If business interests are going to be transferred, you don't want to do anything that will forfeit tax benefits. A lot of women make the mistake of accepting a quick settlement in order to get the process over as quickly as possible. What ends up happening in many of these instances is an unfair dispersal of assets that makes life post-divorce much more difficult than necessary.

Once the divorce is finalized, you will be responsible for your own finances and keeping track of things like your credit score and monthly payments. Setting up worksheets for income and expenses can be extremely helpful, especially if you relied on your partner to handle the finances when you were married. Practical matters like changing your will and putting the house, car, and other tangible assets in your name have to be done.

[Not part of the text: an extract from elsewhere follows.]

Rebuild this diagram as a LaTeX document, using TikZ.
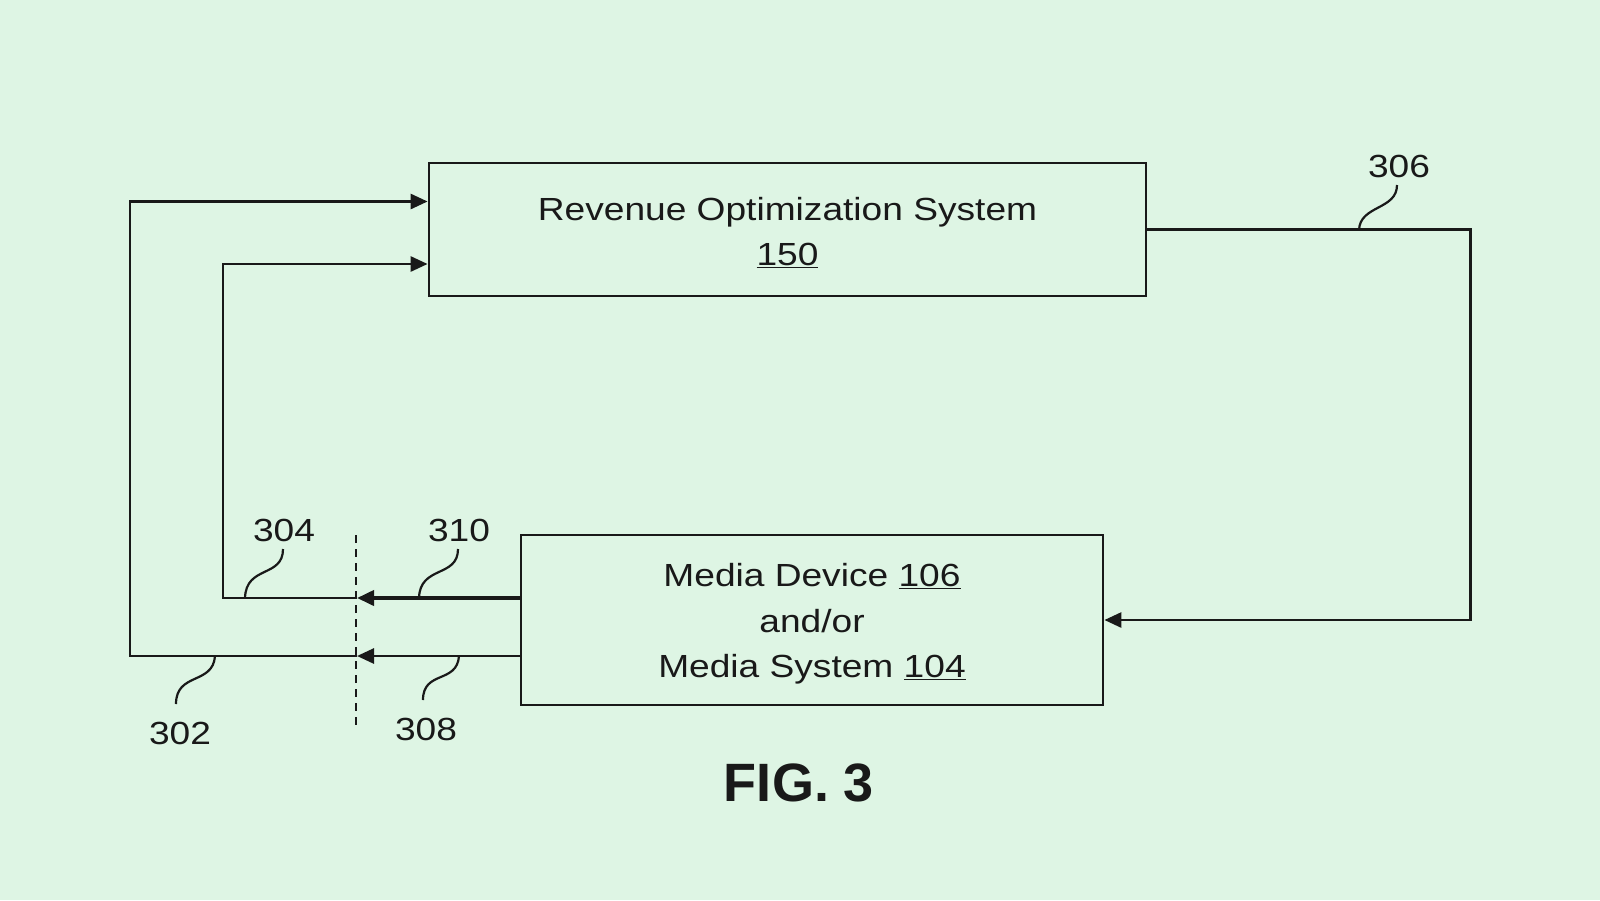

Experts advise newly single individuals to open new checking and savings accounts. They say closing all old accounts is a good idea, even the ones that were in your name only. Spouses often have account numbers that make it possible to access the old accounts and create mischief. You should have a meeting with your tax advisor to discuss minimizing any tax liability asset transfers may cause.

Divorces are stressful, traumatic experiences. It's important to protect yourself and your financial future during the process. The more practical and organized you are the easier it is going to be to get on with your new life.